“Be Creative!”: This is the imperative of the late modern service industries under what has been termed an “aesthetic capitalism” (Reckwitz, 2017). In an economy where “creativity is the new form of capital” (Alloa, 2018), creativity as innovation involves the constant production of the new — of the next new thing on the market, new emotionally engaging experiences, new inspiring stories, new ways to optimize one’s lifestyle, and so on (Beyes & Metelmann, 2018). This intense call for the new has intensified the necessity to adapt to novel environments and process unfamiliar packages of information, which in turn stretches attention to its limit and turns it into a scarce resource.

In light of this dynamic environment, the pressing question becomes: How are creativity and attention connected and how are they organized? This question is the point of departure for this year’s European summer academy, in which we will explore different modes of organizing creativity and distributing attention within the ‘creative’ and ‘restless’ city of Berlin.

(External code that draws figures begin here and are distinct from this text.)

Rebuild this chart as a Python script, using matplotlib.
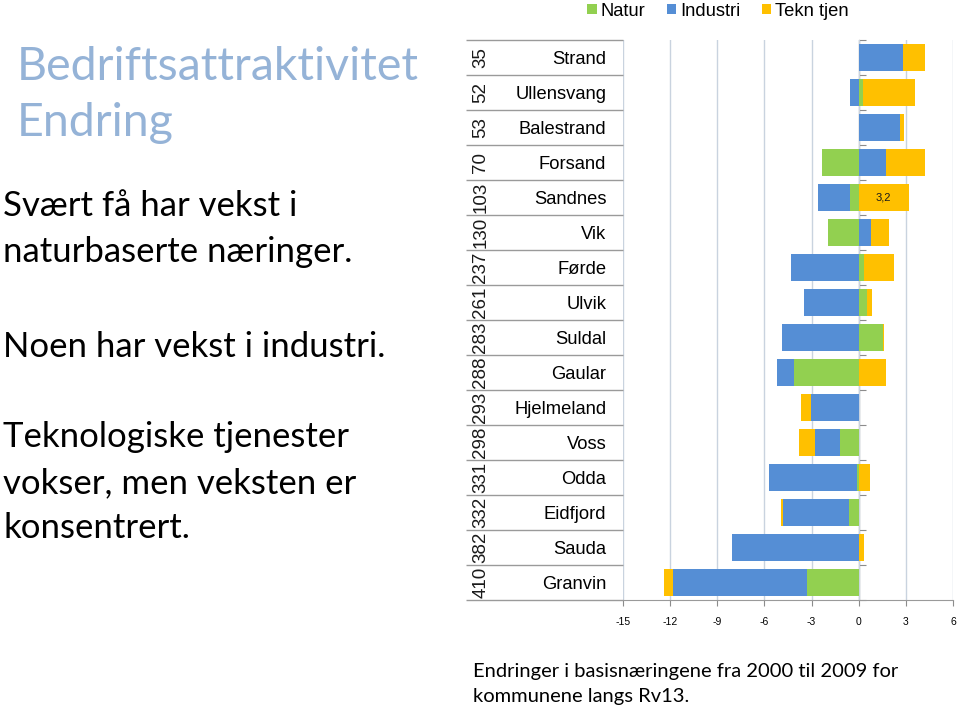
import numpy as np
import matplotlib
matplotlib.use("Agg")
import matplotlib.pyplot as plt
from matplotlib.patches import Patch

# ---------------- data ----------------
categories = ["Strand", "Ullensvang", "Balestrand", "Forsand", "Sandnes", "Vik",
              "Førde", "Ulvik", "Suldal", "Gaular", "Hjelmeland", "Voss",
              "Odda", "Eidfjord", "Sauda", "Granvin"]
ranks = ["35", "52", "53", "70", "103", "130", "237", "261", "283", "288",
         "293", "298", "331", "332", "382", "410"]
natur = [0.0, 0.25, 0.0, -2.31, -0.53, -1.93, 0.36, 0.53, 1.53, -4.13,
         0.0, -1.21, -0.13, -0.59, 0.0, -3.26]
industri = [2.84, -0.55, 2.61, 1.74, -2.06, 0.81, -4.28, -3.46, -4.90, -1.04,
            -3.01, -1.57, -5.55, -4.20, -8.08, -8.56]
tekn = [1.40, 3.31, 0.30, 2.50, 3.18, 1.12, 1.91, 0.30, 0.10, 1.72,
        -0.68, -1.02, 0.74, -0.17, 0.32, -0.59]
series_names = ["Natur", "Industri", "Tekn tjen"]
series_colors = ["#92D050", "#558ED5", "#FFC000"]
xticks = [-15, -12, -9, -6, -3, 0, 3, 6]
data_label = {"Sandnes": "3,2"}   # only labelled value (Tekn tjen)

# ---------------- figure ----------------
W, H = 959, 716
fig = plt.figure(figsize=(W / 100, H / 100), dpi=100)
fig.patch.set_facecolor("white")

ax_l, ax_r, ax_t, ax_b = 623, 953, 40, 600
col_l = 466
ax = fig.add_axes([ax_l / W, 1 - ax_b / H, (ax_r - ax_l) / W, (ax_b - ax_t) / H])
axc = fig.add_axes([col_l / W, 1 - ax_b / H, (ax_l - col_l) / W, (ax_b - ax_t) / H])

chart_font = "Liberation Sans"
n = len(categories)
y = np.arange(n)
pos = np.zeros(n)
neg = np.zeros(n)
containers = []
for vals, name, col in zip([natur, industri, tekn], series_names, series_colors):
    v = np.array(vals)
    left = np.where(v >= 0, pos, neg)
    c = ax.barh(y, v, left=left, height=0.76, color=col, label=name, zorder=3)
    containers.append(c)
    pos = pos + np.where(v >= 0, v, 0)
    neg = neg + np.where(v < 0, v, 0)

labels = [data_label.get(cat, "") for cat in categories]
ax.bar_label(containers[2], labels=labels, label_type="center",
             fontsize=8, family=chart_font, color="#1a1a1a", zorder=4)

ax.set_xlim(xticks[0], xticks[-1])
ax.set_ylim(n - 0.5, -0.5)
ax.set_xticks(xticks)
ax.set_xticklabels([str(t) for t in xticks], family=chart_font, fontsize=7.5)
ax.tick_params(axis="x", length=4, width=0.8, color="#8c8c8c", pad=8)
ax.set_yticks(y)
ax.set_yticklabels(categories, family=chart_font, fontsize=13.2)
ax.tick_params(axis="y", length=0, pad=12)

ax.grid(axis="x", color="#c9d3df", linewidth=1.0, zorder=0)
for s in ["top", "right", "left"]:
    ax.spines[s].set_visible(False)
ax.spines["bottom"].set_color("#9a9a9a")
ax.spines["bottom"].set_zorder(5)

# zero line with category-boundary ticks
zero_loc = (0 - xticks[0]) / (xticks[-1] - xticks[0])
sec = ax.secondary_yaxis(zero_loc)
sec.set_yticks(np.arange(n + 1) - 0.5)
sec.set_yticklabels([])
sec.tick_params(length=5, width=0.8, color="#8c8c8c", direction="out")
sec.spines["left"].set_color("#8c8c8c")
sec.spines["left"].set_linewidth(1.0)

# rank / category column with separators
axc.set_xlim(0, 1)
axc.set_ylim(n - 0.5, -0.5)
axc.axis("off")
axc.hlines(np.arange(n + 1) - 0.5, 0, 1, color="#9a9a9a", lw=1.0, clip_on=False)
for yi, r in zip(y, ranks):
    axc.text(0.095, yi, r, rotation=90, ha="center", va="center",
             fontsize=13.5, family=chart_font, color="#1a1a1a")

# legend
handles = [Patch(facecolor=c, edgecolor="none") for c in series_colors]
fig.legend(handles, series_names, loc="center", bbox_to_anchor=(718 / W, 1 - 11 / H),
           ncol=3, frameon=False, prop={"family": chart_font, "size": 13.2},
           handlelength=0.5, handleheight=0.5, handletextpad=0.2, columnspacing=1.2,
           borderpad=0, borderaxespad=0)

# left-hand text
body_font = "Lato"
def ftext(x, yb, s, size, color="black"):
    fig.text(x / W, 1 - yb / H, s, fontsize=size, family=body_font, color=color,
             ha="left", va="baseline")

ftext(17, 80, "Bedriftsattraktivitet", 33.5, "#95B3D7")
ftext(17, 136, "Endring", 33.5, "#95B3D7")
body = [(216, "Svært få har vekst i"), (262, "naturbaserte næringer."),
        (357, "Noen har vekst i industri."),
        (447, "Teknologiske tjenester"), (493, "vokser, men veksten er"),
        (538, "konsentrert.")]
for yb, s in body:
    ftext(3, yb, s, 25)

ftext(473, 677, "Endringer i basisnæringene fra 2000 til 2009 for", 14.5)
ftext(473, 702, "kommunene langs Rv13.", 14.5)

fig.savefig("out.png", dpi=100)
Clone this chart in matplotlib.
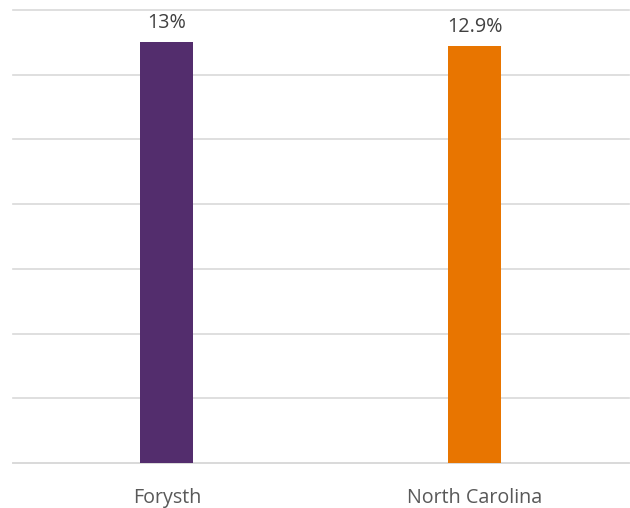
#!/usr/bin/env python3
"""
Bar chart: share by area, Forysth vs North Carolina.
"""

import matplotlib
matplotlib.use("Agg")
import matplotlib.pyplot as plt

# ============================================================
# DATA
# ============================================================

areas = ["Forysth", "North Carolina"]
values = [13.0, 12.9]
value_labels = ["13%", "12.9%"]
bar_colors = ["#532D6D", "#E87500"]

# ============================================================
# PLOT
# ============================================================

plt.rcParams["font.family"] = ["Open Sans", "DejaVu Sans"]

fig = plt.figure(figsize=(6.30, 5.08), dpi=100)
ax = fig.add_axes([0.0206, 0.0886, 0.9774, 0.8917])

x = range(len(areas))

ax.bar(
    x,
    values,
    width=0.172,
    color=bar_colors,
    zorder=3
)

for xi, v, lab in zip(x, values, value_labels):
    ax.annotate(
        lab,
        xy=(xi, v),
        xytext=(0, 10),
        textcoords="offset points",
        ha="center",
        va="baseline",
        fontsize=14.2,
        color="#404040"
    )

ax.set_xlim(-0.5, 1.5)
ax.set_ylim(0, 14)
ax.set_yticks(range(0, 15, 2))
ax.yaxis.grid(True, color="#D9D9D9", linewidth=1.2, zorder=0)
for gl in ax.yaxis.get_gridlines():
    gl.set_clip_on(False)
ax.tick_params(axis="y", left=False, labelleft=False)

ax.set_xticks(list(x))
ax.set_xticklabels(areas, fontsize=14.2, color="#595959")
ax.tick_params(axis="x", length=0, pad=18)

for side in ["top", "right", "left"]:
    ax.spines[side].set_visible(False)
ax.spines["bottom"].set_color("#D9D9D9")
ax.spines["bottom"].set_linewidth(1.2)

fig.savefig("out.png", dpi=100)
plt.close(fig)
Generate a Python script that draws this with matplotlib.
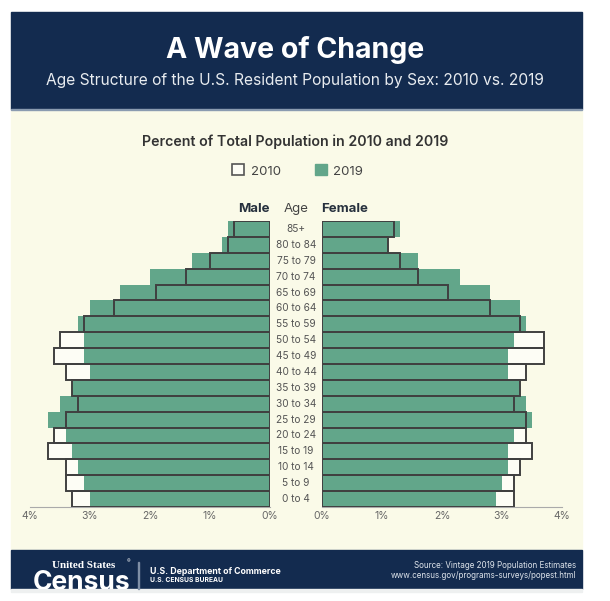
import matplotlib.pyplot as plt
from matplotlib.patches import Rectangle, Patch
from matplotlib import transforms

# age groups, bottom to top
ages = ["0 to 4", "5 to 9", "10 to 14", "15 to 19", "20 to 24", "25 to 29",
        "30 to 34", "35 to 39", "40 to 44", "45 to 49", "50 to 54", "55 to 59",
        "60 to 64", "65 to 69", "70 to 74", "75 to 79", "80 to 84", "85+"]

# percent of total population
male_2010 = [3.3, 3.4, 3.4, 3.7, 3.6, 3.4, 3.2, 3.3, 3.4, 3.6, 3.5, 3.1,
             2.6, 1.9, 1.4, 1.0, 0.7, 0.6]
male_2019 = [3.0, 3.1, 3.2, 3.3, 3.4, 3.7, 3.5, 3.3, 3.0, 3.1, 3.1, 3.2,
             3.0, 2.5, 2.0, 1.3, 0.8, 0.7]
female_2010 = [3.2, 3.2, 3.3, 3.5, 3.4, 3.4, 3.2, 3.3, 3.4, 3.7, 3.7, 3.3,
               2.8, 2.1, 1.6, 1.3, 1.1, 1.2]
female_2019 = [2.9, 3.0, 3.1, 3.1, 3.2, 3.5, 3.4, 3.3, 3.1, 3.1, 3.2, 3.4,
               3.3, 2.8, 2.3, 1.6, 1.1, 1.3]

ticks = [0, 1, 2, 3, 4]
tick_labels = ["0%", "1%", "2%", "3%", "4%"]

navy = "#132b4f"
cream = "#fafae8"
green = "#62a68a"
edge = "#404040"
W, H = 610, 601

plt.rcParams['font.family'] = ['Inter', 'DejaVu Sans']

fig = plt.figure(figsize=(W / 100, H / 100), dpi=100, facecolor="white")


def fx(px):
    return px / W


def fy(py):
    return 1 - py / H


def panel(x0, y0, x1, y1, color):
    r = Rectangle((fx(x0), fy(y1)), fx(x1 - x0), (y1 - y0) / H,
                  transform=fig.transFigure, color=color, zorder=-5)
    fig.patches.append(r)
    return r


# background panels
panel(11, 110, 582, 550, cream)
panel(11, 12, 582, 109, navy)
panel(11, 108.5, 582, 110, "#8a9bb0")
foot = panel(11, 550, 582, 589, navy)
panel(11, 589, 582, 592, "#eef0f0")

fig.text(0.484, fy(50), "A Wave of Change", color="white", fontsize=20.5,
         fontweight="bold", ha="center", va="center")
fig.text(0.484, fy(80), "Age Structure of the U.S. Resident Population by Sex: 2010 vs. 2019",
         color="#e8ecf0", fontsize=11.2, ha="center", va="center")
fig.text(0.484, fy(142), "Percent of Total Population in 2010 and 2019",
         color="#333333", fontsize=10.2, fontweight="semibold", ha="center", va="center")

handles = [Patch(facecolor="#fdfdf5", edgecolor="#555555", linewidth=1.2, label="2010"),
           Patch(facecolor=green, edgecolor=green, label="2019")]
fig.legend(handles=handles, loc="center", bbox_to_anchor=(0.488, fy(171)), ncol=2,
           frameon=False, fontsize=9.5, handlelength=0.9, handleheight=0.9,
           handletextpad=0.5, columnspacing=2.6, labelcolor="#444444")

y = list(range(len(ages)))
bottom = fy(507)
height = (507 - 221) / H
axL = fig.add_axes([fx(30), bottom, fx(240), height])
axR = fig.add_axes([fx(322), bottom, fx(240), height])

for ax, v10, v19 in [(axL, male_2010, male_2019), (axR, female_2010, female_2019)]:
    ax.barh(y, v10, height=1.0, color="#fdfdf5", zorder=1)
    ax.barh(y, v19, height=1.0, color=green, zorder=2)
    ax.barh(y, v10, height=1.0, facecolor="none", edgecolor=edge,
            linewidth=1.4, zorder=3)
    ax.set_xlim(0, 4)
    ax.set_ylim(-0.5, len(ages) - 0.5)
    ax.set_facecolor("none")
    for s in ["top", "right", "left"]:
        ax.spines[s].set_visible(False)
    ax.spines["bottom"].set_color("#aaaaaa")
    ax.spines["bottom"].set_linewidth(0.8)
    ax.set_yticks([])
    ax.set_xticks(ticks)
    ax.set_xticklabels(tick_labels)
    ax.tick_params(axis="x", length=0, pad=3, labelsize=7.5, labelcolor="#666666")

axL.invert_xaxis()

tr = transforms.blended_transform_factory(fig.transFigure, axL.transData)
for i, a in enumerate(ages):
    fig.text(fx(296), i, a, transform=tr, ha="center", va="center",
             fontsize=7.3, color="#555555")
fig.text(fx(270), fy(209), "Male", ha="right", va="center", fontsize=9.5,
         fontweight="bold", color="#26303d")
fig.text(fx(296), fy(209), "Age", ha="center", va="center", fontsize=9.5,
         color="#444444")
fig.text(fx(321), fy(209), "Female", ha="left", va="center", fontsize=9.5,
         fontweight="bold", color="#26303d")

# footer
fig.text(fx(52), fy(566), "United States", color="white", fontsize=8,
         fontweight="bold", family=["Liberation Serif"], ha="left", va="center")
fig.text(fx(127), fy(562), "®", color="white", fontsize=4, ha="left", va="center")
census = fig.text(fx(33), fy(583), "Census", color="white", fontsize=19,
                  fontweight="bold", ha="left", va="center")
census.set_clip_path(foot)
panel(138, 562, 139, 589, "#7f8fa6")
fig.text(fx(150), fy(571), "U.S. Department of Commerce", color="white", fontsize=6.3,
         fontweight="bold", ha="left", va="center")
fig.text(fx(150), fy(580), "U.S. CENSUS BUREAU", color="white", fontsize=4.8,
         fontweight="bold", ha="left", va="center")
fig.text(fx(576), fy(565), "Source: Vintage 2019 Population Estimates", color="#dde3ea",
         fontsize=5.8, ha="right", va="center")
fig.text(fx(576), fy(575), "www.census.gov/programs-surveys/popest.html", color="#dde3ea",
         fontsize=5.8, ha="right", va="center")

fig.savefig("out.png", dpi=100, facecolor="white")
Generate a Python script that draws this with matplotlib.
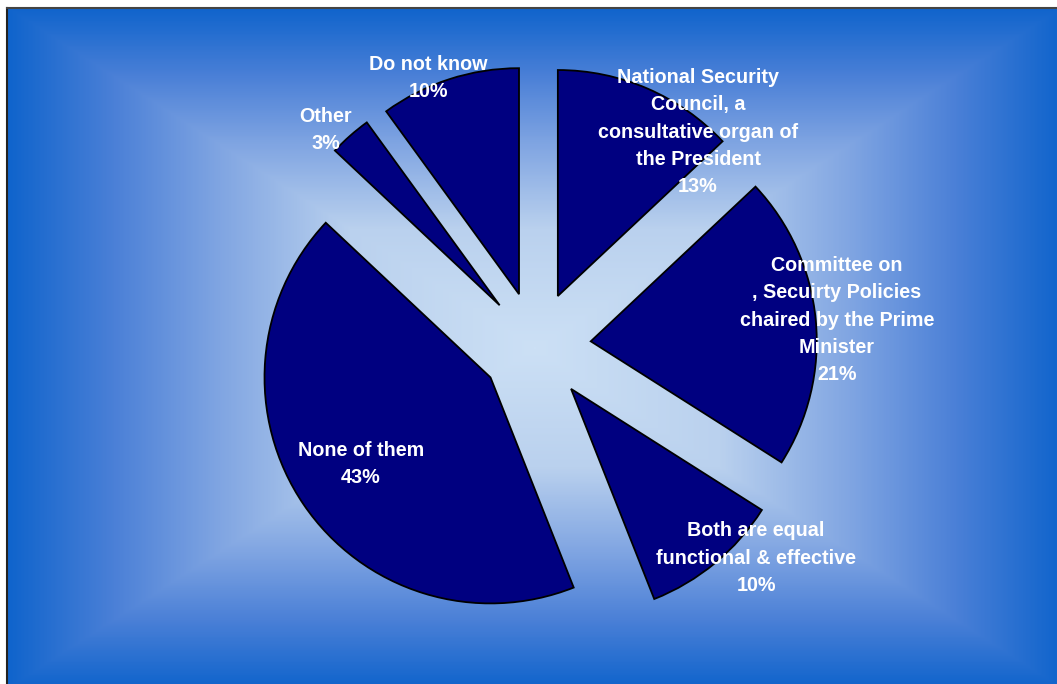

Participating students will come from five different European universities and business schools. Lecturers will introduce their perspectives from the fields of business and management, philosophy, psychology, theatre and performance studies. These diverse backgrounds allow us to explore multiple layers of the phenomena and use multiple perspectives to make sense of the ways in which creativity and attention are organized in today’s economy. Moreover, based on critical discussions, we will also begin to experiment with ways of intervening in and shaping the current dynamics.